My students feel very bad when they discover that my memories of them are usually vague. It happens again and again that someone will come up to my table at a restaurant, or stop me in the lobby of a theater, or park her cart alongside mine in a supermarket, to say, “Marcella! Remember me? I was in your class in Bologna.” “When?” “Twenty-five years ago.” How can I remember? She has had only one of me, but I have had a few thousand of her.

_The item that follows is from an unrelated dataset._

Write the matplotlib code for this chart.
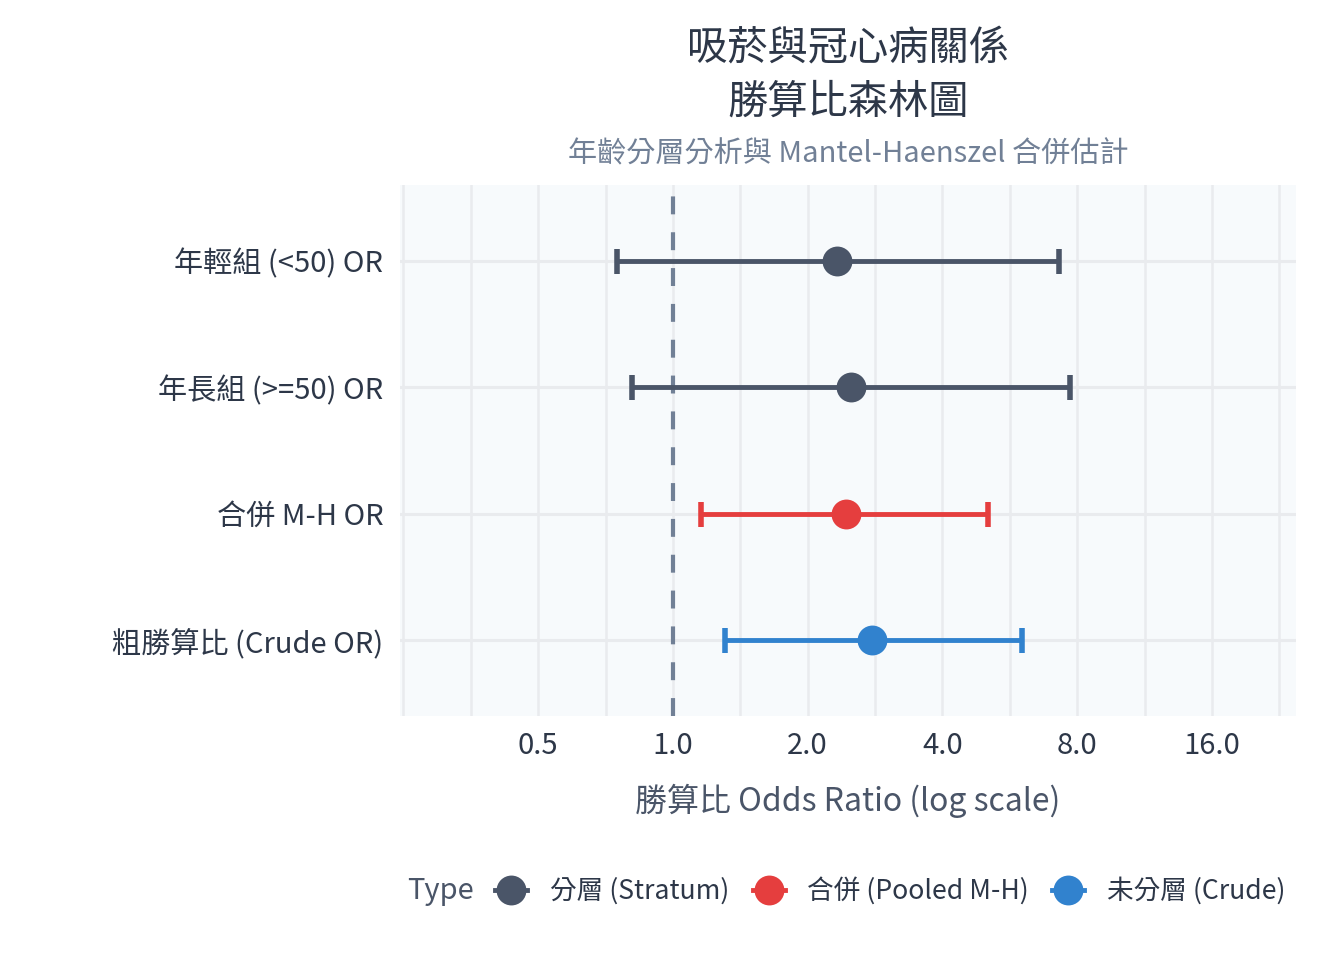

It has been ten years since I taught the last of my classes at home in Italy. Perhaps because there were never any more than six students in any of them, I can still clearly recollect some of the participants, although not their names necessarily. I recall the attractive young woman from Australia who lived on a ranch the size of Rhode Island. She lived there alone with twenty thousand cows and a few ranch hands. Her nearest neighbor lived six hundred miles away, she said. “What do you do if you need a doctor?” I asked. “That’s not a problem. We have a flying doctor who makes house calls. We get better attention out on the ranch than people in cities do.”
I am haunted by the memory of two women who were so determined to take the class that they ignored, in each case, a devastating and eventually fatal physical condition. One of them had advanced multiple sclerosis, yet she negotiated the eighty-two steps on our stairs all six mornings of the course. Another was anorexic. When she walked in the first day, I thought I was seeing an apparition from a horror movie, not an ordinary flesh-and-blood being. She tasted what we cooked in the minutest quantities imaginable, such as taking a single piece of penne pasta, dividing it in four, and eating one of the fourths. She loved to entertain, she said.